I believe the problem is that we have made our own shidduch crisis, and by the time some of our children (who have not yet found the right one) realize that the presently accepted process is NOT working for them, their window of opportunity (age-wise) has narrowed considerably. NOW they have to completely re-think their ideology of what constitutes a good shidduch, and recognize that at age 30 + in the FRUM world, an appropriate shidduch might possibly be someone who was married and divorced or widowed, with or without children, maybe not “the look” they were always thinking they wanted, and possibly very different from what they always envisioned Prince Charming or Super-Model to be. We tend to get more realistic in what attracts us, as we get a little older.

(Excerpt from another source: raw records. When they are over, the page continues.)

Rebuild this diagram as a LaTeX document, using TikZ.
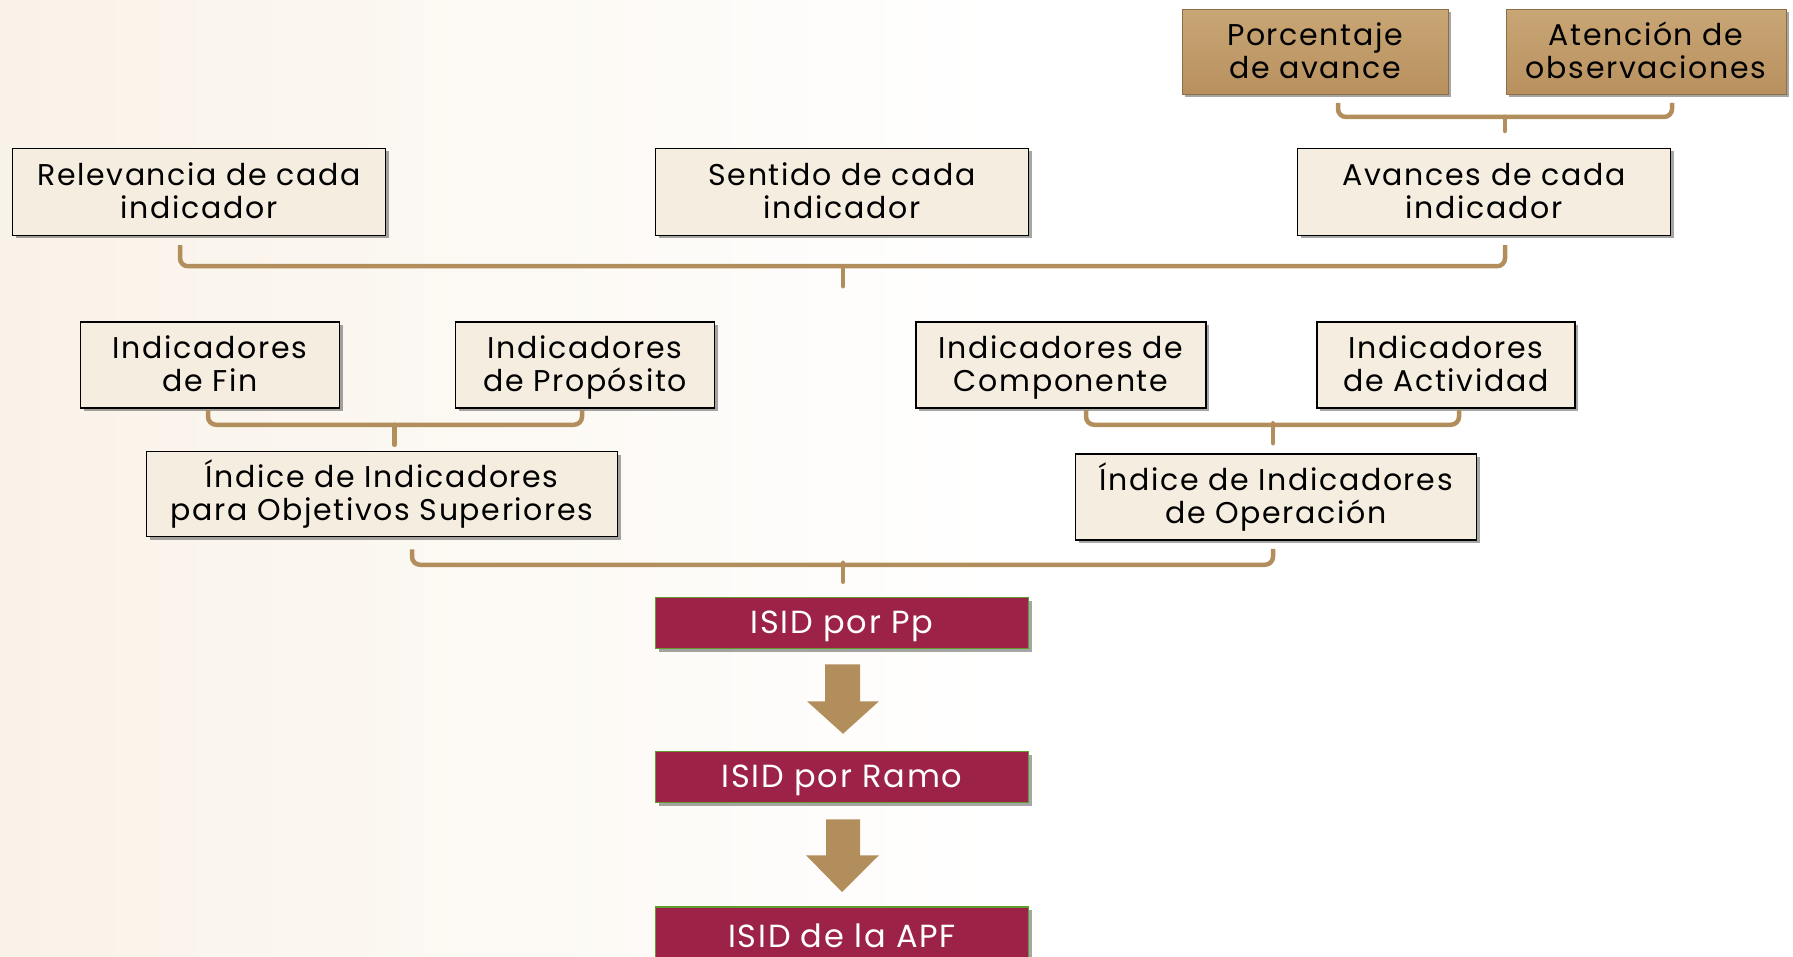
\documentclass[tikz,border=0pt]{standalone}
\usepackage{fontspec}
\setmainfont[LetterSpace=5.5]{Poppins}
\usetikzlibrary{shadows,calc}
\definecolor{creamc}{HTML}{F5EDDF}
\definecolor{goldl}{HTML}{C9A676}
\definecolor{goldd}{HTML}{B8905E}
\definecolor{goldb}{HTML}{8E6E42}
\definecolor{maroonc}{HTML}{9C2248}
\definecolor{greenb}{HTML}{5E9E2E}
\definecolor{bracec}{HTML}{B38E5D}
\definecolor{bgc}{HTML}{F9F2E8}
\newcommand\twol[2]{#1\vphantom{Íp}\\#2\vphantom{Íp}}
\newcommand\boxfont{\fontsize{30}{33}\selectfont\lineskiplimit-100pt\relax\lineskip0pt\relax}
\tikzset{
  base/.style={draw, line width=1.5pt, align=center, inner sep=0pt,
    font=\boxfont,
    drop shadow={shadow xshift=3pt, shadow yshift=-3pt, opacity=0.35, fill=black}},
  cream/.style={base, fill=creamc, draw=black},
  gold/.style={base, top color=goldl, bottom color=goldd, draw=goldb, line width=1pt},
  isid/.style={base, fill=maroonc, draw=greenb, text=white, font=\fontsize{32}{36}\selectfont},
  brace/.style={draw=bracec, line width=4.5pt, rounded corners=8pt},
  stem/.style={draw=bracec, line width=4.5pt, line cap=round},
  bigarrow/.style={fill=bracec, draw=none}
}
\begin{document}
\begin{tikzpicture}[x=1pt,y=-1pt]
\useasboundingbox (0,0) rectangle (1793,957);
\shade[left color=bgc, right color=white] (0,0) rectangle (1000,957);

% top row
\node[gold, minimum width=266pt, minimum height=85pt] (porc) at (1315,52) {\twol{Porcentaje}{de avance}};
\node[gold, minimum width=280pt, minimum height=85pt] (aten) at (1646,52) {\twol{Atención de}{observaciones}};

% second row
\node[cream, minimum width=373pt, minimum height=87pt] (rel) at (199,192) {\twol{Relevancia de cada}{indicador}};
\node[cream, minimum width=373pt, minimum height=87pt] (sen) at (842,192) {\twol{Sentido de cada}{indicador}};
\node[cream, minimum width=373pt, minimum height=87pt] (ava) at (1484,192) {\twol{Avances de cada}{indicador}};

% third row
\node[cream, minimum width=259pt, minimum height=86pt] (fin) at (210,365) {\twol{Indicadores}{de Fin}};
\node[cream, minimum width=259pt, minimum height=86pt] (pro) at (585,365) {\twol{Indicadores}{de Propósito}};
\node[cream, minimum width=290pt, minimum height=86pt] (com) at (1061,365) {\twol{Indicadores de}{Componente}};
\node[cream, minimum width=258pt, minimum height=86pt] (act) at (1446,365) {\twol{Indicadores}{de Actividad}};

% fourth row
\node[cream, minimum width=471pt, minimum height=85pt] (ios) at (382,494) {\twol{Índice de Indicadores}{para Objetivos Superiores}};
\node[cream, minimum width=401pt, minimum height=86pt] (iop) at (1276,497) {\twol{Índice de Indicadores}{de Operación}};

% ISID
\node[isid, minimum width=373pt, minimum height=51pt] (pp) at (842,623) {ISID por Pp\vphantom{Íp}};
\node[isid, minimum width=373pt, minimum height=51pt] (ramo) at (842,777) {ISID por Ramo\vphantom{Íp}};
\node[isid, minimum width=373pt, minimum height=60pt, anchor=north] (apf) at (842,906) {\raisebox{5pt}{ISID de la APF\vphantom{Íp}}};

% brackets
\draw[brace] ($(porc.south)+(23,8)$) |- ($(aten.south)+(26,22)$) -- ($(aten.south)+(26,8)$);
\draw[stem] ($(porc.south)+(190,22)$) -- ($(porc.south)+(190,36)$);

\draw[brace] ($(rel.south)+(-19,9)$) |- ($(ava.south)+(21,30)$) -- ($(ava.south)+(21,9)$);
\draw[stem] ($(sen.south)+(1,30)$) -- ($(sen.south)+(1,50)$);

\draw[brace] ($(fin.south)+(-2,1)$) |- ($(pro.south)+(-3,16)$) -- ($(pro.south)+(-3,1)$);
\draw[stem] ($(fin.south)!0.5!(pro.south)+(-3,16)$) -- ($(fin.south)!0.5!(pro.south)+(-3,36)$);

\draw[brace] ($(com.south)+(25,1)$) |- ($(act.south)+(13,16)$) -- ($(act.south)+(13,1)$);
\draw[stem] ($(iop.north)+(-3,-30)$) -- ($(iop.north)+(-3,-10)$);

\draw[brace] ($(ios.south)+(30,12)$) |- ($(iop.south)+(-3,24)$) -- ($(iop.south)+(-3,8)$);
\draw[stem] ($(pp.north)+(1,-34)$) -- ($(pp.north)+(1,-15)$);

% big arrows
\path[bigarrow] ($(pp.south)+(-17,15)$) -- ($(pp.south)+(18,15)$) -- ($(pp.south)+(18,52)$)
  -- ($(pp.south)+(37,52)$) -- ($(ramo.north)+(1,-17)$) -- ($(pp.south)+(-35,52)$)
  -- ($(pp.south)+(-17,52)$) -- cycle;
\path[bigarrow] ($(ramo.south)+(-16,16)$) -- ($(ramo.south)+(18,16)$) -- ($(ramo.south)+(18,52)$)
  -- ($(ramo.south)+(37,52)$) -- ($(apf.north)+(0,-14)$) -- ($(ramo.south)+(-36,52)$)
  -- ($(ramo.south)+(-16,52)$) -- cycle;
\end{tikzpicture}
\end{document}
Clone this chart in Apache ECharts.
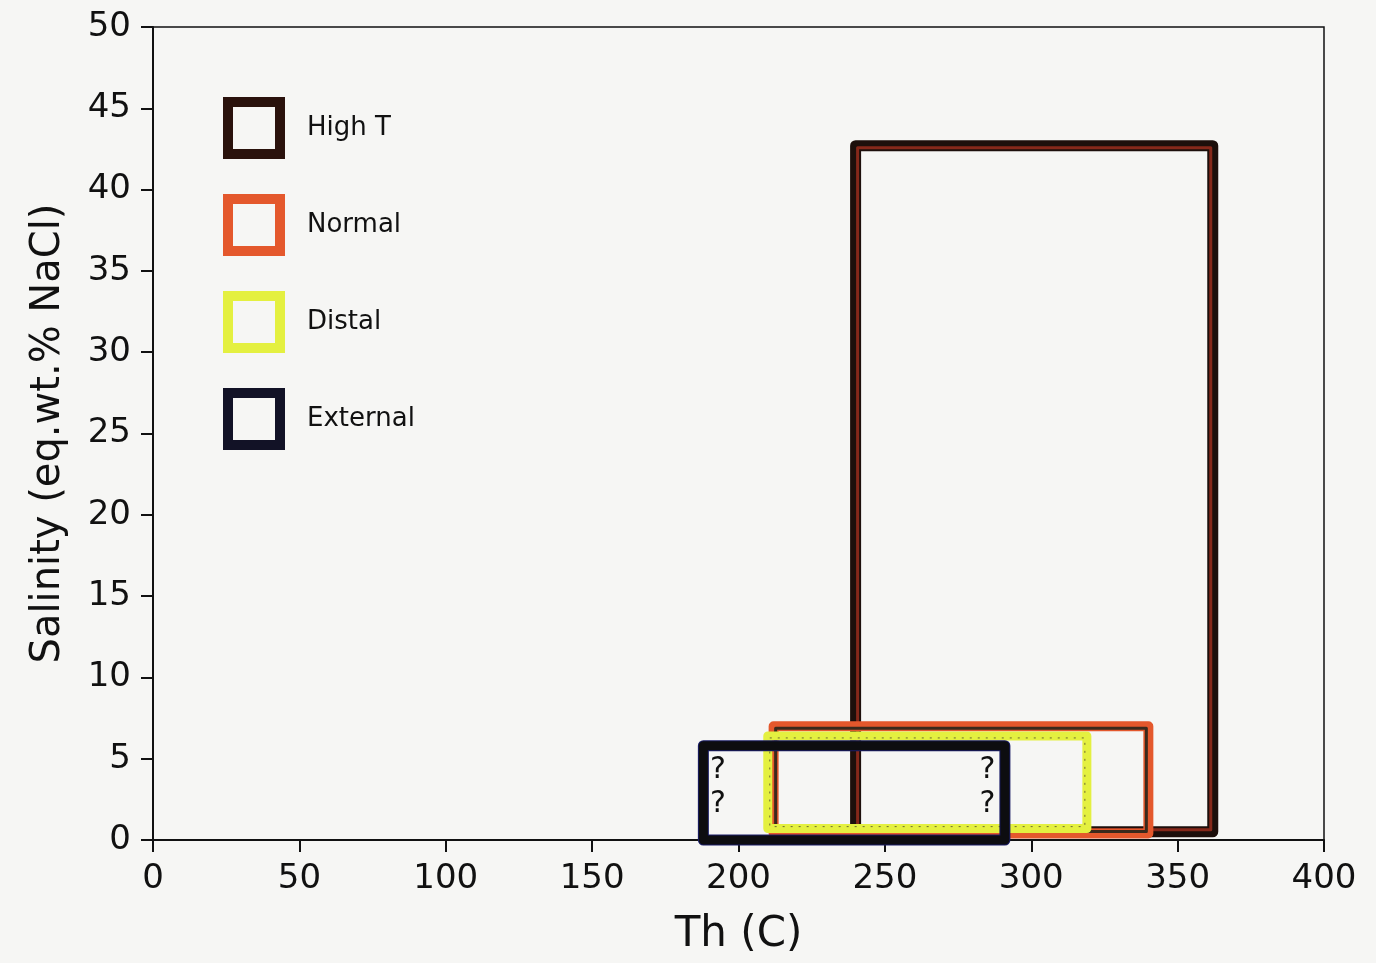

When I was a young dater, I didn’t even want to HEAR of a guy who could not sing. I come from a family of chazzonim, and our shabbos table was always filled with harmonious zmiros. We sang together all the time at home and jokingly referred to ourselves as the Von Shlepp Family singers (for anyone who does not watch tv or movies, that is a pun on the Von Trapp Family who were made famous in the movie “The Sound of Music”). After many years of searching for my own personal “Shloime Dachs” (well in those years it was more like “The Rabbis’ Sons”), I ended up marrying a phenomenal guy who is tone deaf! Had I not adjusted my thinking when I realized he loved music but couldn’t carry a tune in a basket, I would have lost out on the greatest gifts of my life – my husband, children, and grandchildren, kinehora. I was only 26 when that realization hit me. It takes some people longer.
Not every single has that epiphany when they are in their late 20s, and even in their 30s. But it is a far cry to trying to help someone expand his/her way of thinking, to making them feel guilty for something that has MANY components and causes, and not just some “issues” that some, but not all, of them might have.